**What the task requires**
Using the entries shown below, output the line containing "Output the Python", the line containing "from bokeh.core.properties import value", and every line between them, exactly. Pictures are omitted.

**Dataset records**

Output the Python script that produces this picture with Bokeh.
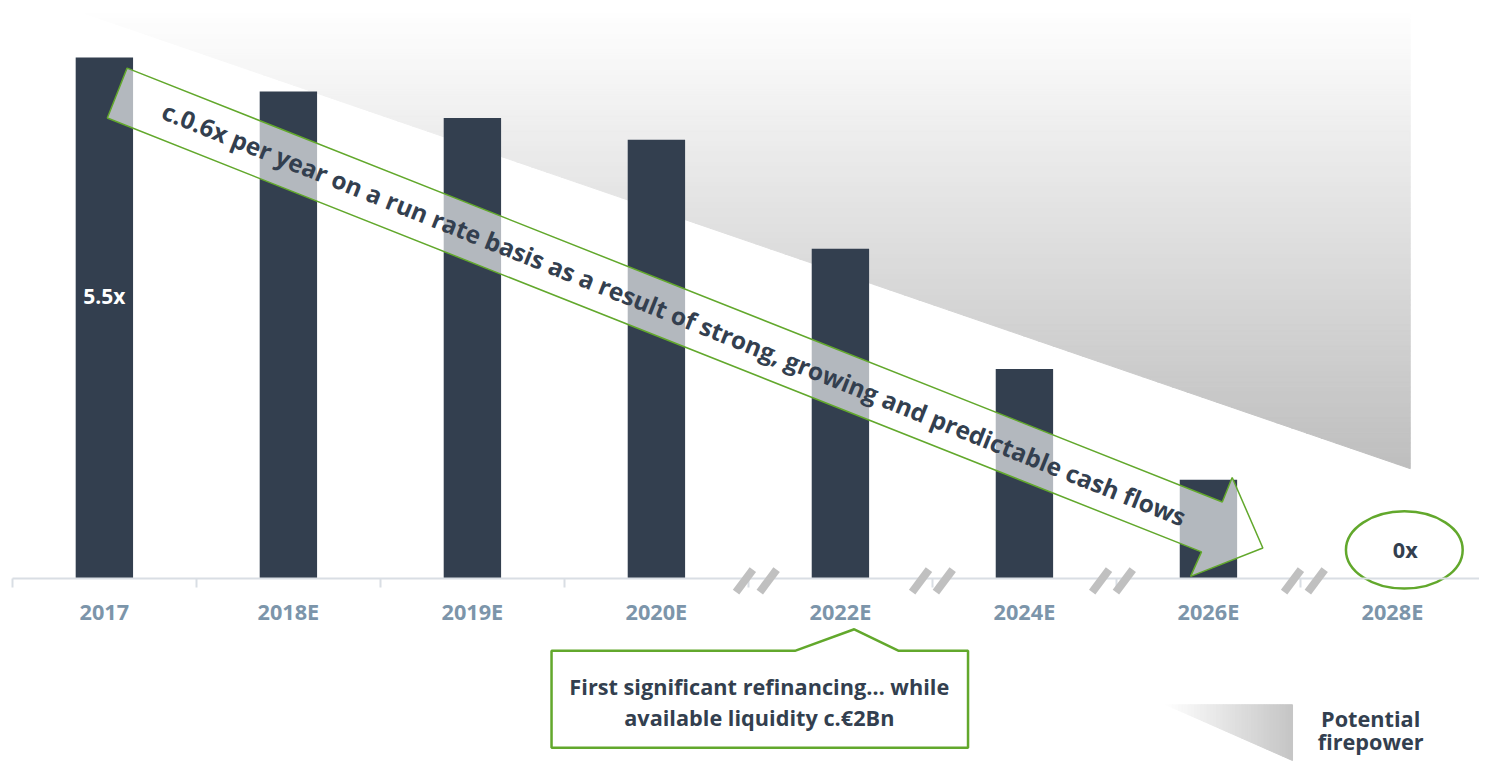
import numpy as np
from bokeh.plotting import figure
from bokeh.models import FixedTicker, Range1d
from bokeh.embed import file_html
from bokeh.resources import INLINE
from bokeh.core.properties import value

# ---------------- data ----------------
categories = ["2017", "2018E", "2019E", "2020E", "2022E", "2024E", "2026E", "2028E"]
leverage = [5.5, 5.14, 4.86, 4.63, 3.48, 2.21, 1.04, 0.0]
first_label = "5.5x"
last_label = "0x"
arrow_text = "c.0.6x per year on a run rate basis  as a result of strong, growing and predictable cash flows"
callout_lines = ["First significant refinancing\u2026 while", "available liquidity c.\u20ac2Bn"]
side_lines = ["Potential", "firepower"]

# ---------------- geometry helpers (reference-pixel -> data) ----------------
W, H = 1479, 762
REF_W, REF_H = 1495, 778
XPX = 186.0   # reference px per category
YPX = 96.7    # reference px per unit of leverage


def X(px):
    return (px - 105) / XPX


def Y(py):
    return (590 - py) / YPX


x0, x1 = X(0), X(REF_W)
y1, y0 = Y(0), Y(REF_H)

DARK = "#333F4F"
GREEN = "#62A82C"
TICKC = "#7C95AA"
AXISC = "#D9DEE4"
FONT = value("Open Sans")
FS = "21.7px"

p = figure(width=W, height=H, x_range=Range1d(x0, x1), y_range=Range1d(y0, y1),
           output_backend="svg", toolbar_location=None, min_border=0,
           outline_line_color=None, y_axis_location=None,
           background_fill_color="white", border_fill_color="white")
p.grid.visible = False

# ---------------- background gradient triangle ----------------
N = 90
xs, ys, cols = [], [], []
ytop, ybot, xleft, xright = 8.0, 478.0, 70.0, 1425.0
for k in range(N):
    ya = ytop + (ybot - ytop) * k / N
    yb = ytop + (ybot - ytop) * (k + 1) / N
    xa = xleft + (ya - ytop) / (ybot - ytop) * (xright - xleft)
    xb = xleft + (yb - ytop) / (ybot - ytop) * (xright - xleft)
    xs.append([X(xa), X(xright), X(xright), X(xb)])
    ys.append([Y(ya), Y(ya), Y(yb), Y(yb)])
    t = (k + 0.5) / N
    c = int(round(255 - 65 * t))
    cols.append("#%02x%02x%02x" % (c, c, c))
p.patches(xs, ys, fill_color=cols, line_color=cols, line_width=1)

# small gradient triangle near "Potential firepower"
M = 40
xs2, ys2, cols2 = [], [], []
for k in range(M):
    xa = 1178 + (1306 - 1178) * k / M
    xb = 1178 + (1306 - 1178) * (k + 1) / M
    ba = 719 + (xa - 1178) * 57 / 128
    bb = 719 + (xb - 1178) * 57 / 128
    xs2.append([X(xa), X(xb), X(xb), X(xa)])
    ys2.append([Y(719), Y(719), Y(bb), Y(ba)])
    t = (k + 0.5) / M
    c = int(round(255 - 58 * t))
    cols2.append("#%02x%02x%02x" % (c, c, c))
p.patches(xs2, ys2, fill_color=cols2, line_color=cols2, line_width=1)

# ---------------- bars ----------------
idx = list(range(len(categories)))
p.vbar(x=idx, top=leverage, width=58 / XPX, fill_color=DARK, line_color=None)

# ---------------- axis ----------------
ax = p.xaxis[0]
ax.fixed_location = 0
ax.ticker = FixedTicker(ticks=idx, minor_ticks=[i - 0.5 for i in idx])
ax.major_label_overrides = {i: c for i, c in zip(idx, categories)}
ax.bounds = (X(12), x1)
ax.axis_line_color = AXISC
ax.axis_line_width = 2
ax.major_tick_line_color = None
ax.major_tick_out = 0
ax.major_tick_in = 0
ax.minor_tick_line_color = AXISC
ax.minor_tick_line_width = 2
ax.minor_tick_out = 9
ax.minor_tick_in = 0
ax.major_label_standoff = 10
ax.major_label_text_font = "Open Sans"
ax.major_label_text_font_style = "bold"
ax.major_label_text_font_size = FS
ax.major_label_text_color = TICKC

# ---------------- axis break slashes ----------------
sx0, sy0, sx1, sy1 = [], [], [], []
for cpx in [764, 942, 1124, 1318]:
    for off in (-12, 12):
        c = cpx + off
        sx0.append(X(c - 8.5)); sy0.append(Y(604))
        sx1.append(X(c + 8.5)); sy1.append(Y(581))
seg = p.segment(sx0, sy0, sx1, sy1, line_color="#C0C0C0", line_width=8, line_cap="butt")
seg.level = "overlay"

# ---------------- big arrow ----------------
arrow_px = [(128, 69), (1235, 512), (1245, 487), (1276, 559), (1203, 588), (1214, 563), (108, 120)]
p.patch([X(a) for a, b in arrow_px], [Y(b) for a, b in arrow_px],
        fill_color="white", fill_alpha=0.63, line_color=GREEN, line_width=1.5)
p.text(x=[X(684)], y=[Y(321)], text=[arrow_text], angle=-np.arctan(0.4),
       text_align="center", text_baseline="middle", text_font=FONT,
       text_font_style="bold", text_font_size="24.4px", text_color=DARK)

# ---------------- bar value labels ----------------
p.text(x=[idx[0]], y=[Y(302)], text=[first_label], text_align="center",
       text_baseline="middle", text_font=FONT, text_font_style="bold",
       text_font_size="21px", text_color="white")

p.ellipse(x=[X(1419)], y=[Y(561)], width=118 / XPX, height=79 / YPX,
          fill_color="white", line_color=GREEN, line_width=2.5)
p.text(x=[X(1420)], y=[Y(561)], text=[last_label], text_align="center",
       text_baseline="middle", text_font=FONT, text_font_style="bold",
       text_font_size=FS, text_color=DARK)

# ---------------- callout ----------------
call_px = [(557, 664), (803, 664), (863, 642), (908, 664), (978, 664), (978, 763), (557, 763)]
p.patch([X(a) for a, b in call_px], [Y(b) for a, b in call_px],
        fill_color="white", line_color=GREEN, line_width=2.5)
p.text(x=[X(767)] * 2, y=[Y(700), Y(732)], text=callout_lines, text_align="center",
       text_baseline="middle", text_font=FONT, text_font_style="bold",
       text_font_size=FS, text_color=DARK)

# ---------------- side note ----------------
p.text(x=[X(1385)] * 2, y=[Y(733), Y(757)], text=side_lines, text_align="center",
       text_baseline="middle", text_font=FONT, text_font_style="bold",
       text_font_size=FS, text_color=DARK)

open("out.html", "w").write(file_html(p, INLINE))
--
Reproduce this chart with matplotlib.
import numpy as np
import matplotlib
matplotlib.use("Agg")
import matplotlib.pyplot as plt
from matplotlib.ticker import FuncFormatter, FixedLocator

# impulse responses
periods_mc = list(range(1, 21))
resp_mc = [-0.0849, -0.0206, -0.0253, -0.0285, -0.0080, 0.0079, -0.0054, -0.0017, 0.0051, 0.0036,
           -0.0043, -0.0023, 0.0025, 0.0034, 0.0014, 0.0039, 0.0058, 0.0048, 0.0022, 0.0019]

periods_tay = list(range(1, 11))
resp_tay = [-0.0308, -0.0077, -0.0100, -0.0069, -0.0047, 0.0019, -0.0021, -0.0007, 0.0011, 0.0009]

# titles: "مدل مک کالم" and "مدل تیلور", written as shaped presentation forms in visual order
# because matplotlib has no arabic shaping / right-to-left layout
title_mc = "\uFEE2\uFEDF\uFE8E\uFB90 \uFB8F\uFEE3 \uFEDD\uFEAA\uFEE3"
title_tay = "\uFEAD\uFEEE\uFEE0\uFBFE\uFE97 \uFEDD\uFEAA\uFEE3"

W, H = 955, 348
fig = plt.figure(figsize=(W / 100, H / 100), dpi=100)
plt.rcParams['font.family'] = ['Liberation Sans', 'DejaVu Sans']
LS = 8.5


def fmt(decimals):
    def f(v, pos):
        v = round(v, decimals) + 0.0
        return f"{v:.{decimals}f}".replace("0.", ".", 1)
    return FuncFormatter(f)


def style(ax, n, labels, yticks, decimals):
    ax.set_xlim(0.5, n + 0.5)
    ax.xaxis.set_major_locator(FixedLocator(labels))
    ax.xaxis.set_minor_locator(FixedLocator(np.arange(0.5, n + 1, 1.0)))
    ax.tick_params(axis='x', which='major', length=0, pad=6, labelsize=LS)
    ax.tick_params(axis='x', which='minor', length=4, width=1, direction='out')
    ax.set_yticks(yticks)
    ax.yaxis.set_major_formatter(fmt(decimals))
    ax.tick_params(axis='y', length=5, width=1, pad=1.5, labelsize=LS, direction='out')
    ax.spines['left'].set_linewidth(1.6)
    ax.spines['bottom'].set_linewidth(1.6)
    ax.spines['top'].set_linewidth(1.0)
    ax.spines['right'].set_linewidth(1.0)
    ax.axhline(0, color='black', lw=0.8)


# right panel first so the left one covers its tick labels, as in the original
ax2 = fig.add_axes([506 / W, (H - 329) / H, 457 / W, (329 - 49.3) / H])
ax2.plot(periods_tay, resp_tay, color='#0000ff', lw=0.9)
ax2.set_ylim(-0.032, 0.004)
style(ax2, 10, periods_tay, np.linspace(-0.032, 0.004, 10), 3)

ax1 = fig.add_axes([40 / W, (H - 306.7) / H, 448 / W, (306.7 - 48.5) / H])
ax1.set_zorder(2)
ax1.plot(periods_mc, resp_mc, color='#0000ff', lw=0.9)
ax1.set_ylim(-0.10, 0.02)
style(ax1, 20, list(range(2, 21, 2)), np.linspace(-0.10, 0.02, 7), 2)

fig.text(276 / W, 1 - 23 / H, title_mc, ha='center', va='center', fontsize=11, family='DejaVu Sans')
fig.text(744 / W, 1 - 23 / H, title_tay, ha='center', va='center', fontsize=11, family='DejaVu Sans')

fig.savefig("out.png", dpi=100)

**Solution to this task**
Output the Python script that produces this picture with Bokeh.
import numpy as np
from bokeh.plotting import figure
from bokeh.models import FixedTicker, Range1d
from bokeh.embed import file_html
from bokeh.resources import INLINE
from bokeh.core.properties import value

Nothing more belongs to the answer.